うむ、本当に小心者だ、とローズは思った。


「ハティ、傷は大丈夫か?」


壁際に寄りかかっているハティをみたら、かなり出血がひどいと分かった。


「ガレー! ハティをお願いします!」

「はい!」


医療師兼暗部のガレーは後ろに下がって、ハティの手当をした。その間、ローズとエファインは彼らを守る。


エファインの顔に疲労が表れたけれど、ローズは回復の魔法を唱える余裕がない。それでも彼が必死に剣を振り回している。ローズが申し訳ない気分で、エファインを見て、また戦った。


足下の死体が邪魔でなかなか簡単に歩けなくなった。しかし、敵だって同じ状況だ。


「飛ぶ!」


飛ぶことを念じて、ローズは中に浮いた。小さな体だから死体だらけの床にいるよりも飛んだ方が動きやすい。しかし、飛びながら敵の相手をして、剣で戦うと意外と不便だと分かった。瞬発力が足りない、とローズは思った。

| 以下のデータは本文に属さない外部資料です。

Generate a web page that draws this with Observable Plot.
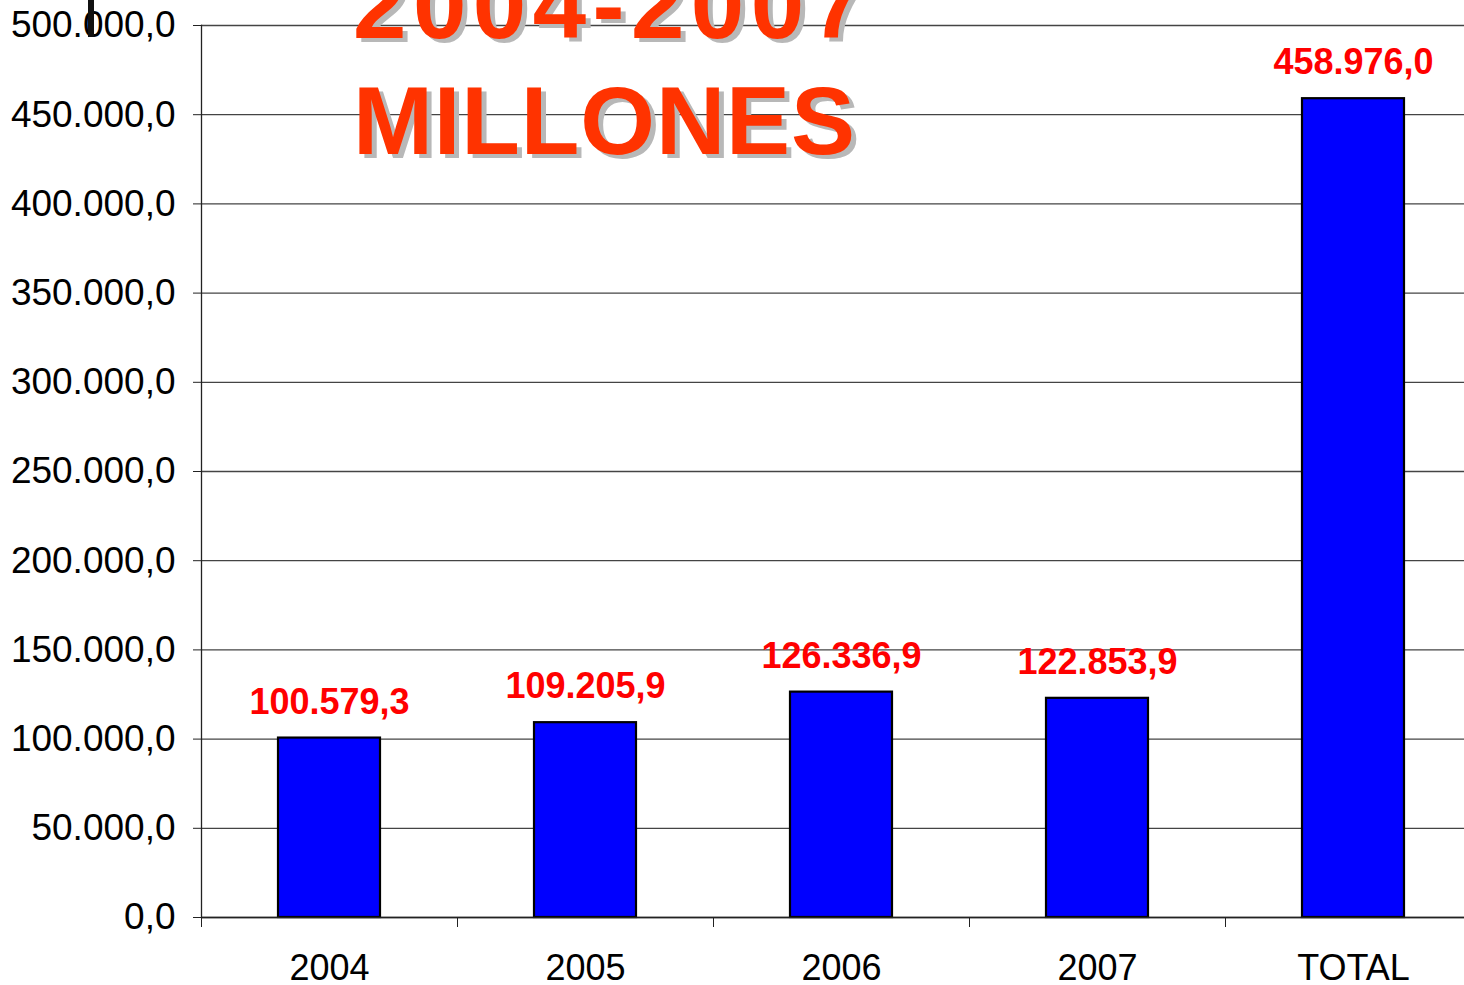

剣を鞘にしまい、両手に鞭を出した。飛びながら戦うなら、攻撃範囲が広い鞭の方が適している。ローズはこれらの鞭だけで、数人を倒した。


チーン!


鞭に何かが当たった。ローズが見ると、それは飛び道具だった。どこから来た攻撃かと、周囲をみたら天井裏から飛び道具を投げている数人の暗殺者がいた。

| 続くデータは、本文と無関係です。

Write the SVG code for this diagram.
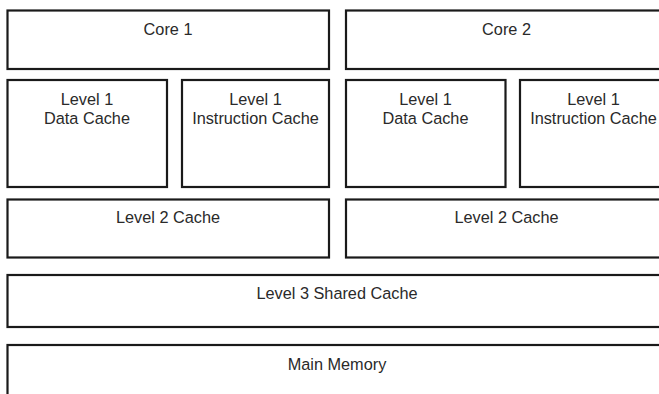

ハインズが飛び道具に当たって、怪我した。負傷したハインズに気づいたエフェルガンは彼を後ろに引っ張って、ガレーを呼んだ。ハティの手当を終えたガレーは素早くハインズの元へ移動した。その間エフェルガンはマルチロック魔法で屋根裏に潜んでいる敵十数人を同時に魔法で攻撃した。数人の暗殺者が屋根から雨のように落ちてきた。当たると面倒なので頭の上に大きくバリアー・シールド魔法を展開した。その魔法の盾で落ちて来た死体を受け止めてまとめて別の方向に傾けて落とした。


「ええい!たった10人の相手になぜ殺せないのか!あなた達に高いお金を払ったんだから、ちゃんと仕事をしなさい!}


レデナの怒りの声が聞こえた。でも暗殺者だって死にたくない。状況が不利だと分かって、逃げ出した者がいる。部屋の中にいる暗殺者が、残り十数人程度になった。でもリンカは彼らを逃がすつもりがなさそうだ。身のまわりの数人を切り捨てた後、リンカは高く飛んで、魔法を唱えた。


「火の輪」


低い声で、彼女の手の平から火属性の魔法が放たれた。複数の暗殺者がレデナとゲラルディーヌの目の前で火だるまになって悲鳴をあげながら、苦痛に満ちる表情でもがいて、息絶えた。あまりの恐怖にゲラルディーヌは悲鳴をあげて気を失った。怖いものを見てしまって耐えられなかったようだ。後がないレデナは自害しようとしたけれど、エトゥレが素早く動いて阻止した。彼女は裁判にかける必要があるから、今死なす訳にはいけない。


エフェルガン達も数人の暗殺者を倒した後、周囲を見渡した。念のため、ローズが探知魔法をかけた。天井裏に誰もいない。もう敵が全員倒されたようだ。


「終わったか。全員無事か?」


エフェルガンの声に次々と答えた護衛官達であった。頼もしい人たちに囲まれて、エフェルガンの顔に満足した笑みが浮かんだ。


ローズは鞭を消した。浮いている状態のままで部屋を見渡している。恐ろしい風景だ。こんなにたくさんの死体はどうやって片づけるのか、彼女が考えるだけでため息をついた。


「お疲れ、ローズ」


エフェルガンは浮いているローズの前にいて、腰に手を回してくれて、自分に抱き寄せた。彼の額の光がとても鮮やかだ。顔や体に返り血がかかっているけれど、彼自身に怪我がなさそうだ。ローズは彼の首に手を回した。


「エフェルガンもお疲れ様でした」

「ローズも無事でよかった」

「うん。ハティとハインズが怪我したけど、大丈夫かな?」

「大丈夫だ。彼らは強い。それにガレーもいるから心配はいらない」

「よかった」


エフェルガンはローズの唇に口付けした。最近彼は堂々と人前でも、ローズの許可なしに口付けをする。恥ずかしいけれど、ローズが同時満月による痛みの半分を受けてくれる人だから、良しとした。


「別の部屋で休んでも良いかな。この部屋は死体だらけで、ちょっと気分が・・」

「そうだな。少し休め。怪我人も別の部屋で休ませてあげないと」

「うん。この屋敷の部屋を勝手に使っても良いかな」

「かまわん。主なき屋敷だから、この屋敷の支配権利は今から僕が取る」

「分かった。リンカとお風呂に行ってくるね・・んー・・」


エフェルガンは返事せず、また口づけした。ガレーの手当を受けている怪我人のハインズは、ローズたちを見ながらニヤニヤと笑っている。


恥ずかしい、とローズが思った。


リンカが近くまで来ると、エフェルガンはローズをリンカに任せた。そしてケルゼックに指示をして怪我人とローズたちを部屋で休めるようにと、この屋敷の使用人の手配を命じた。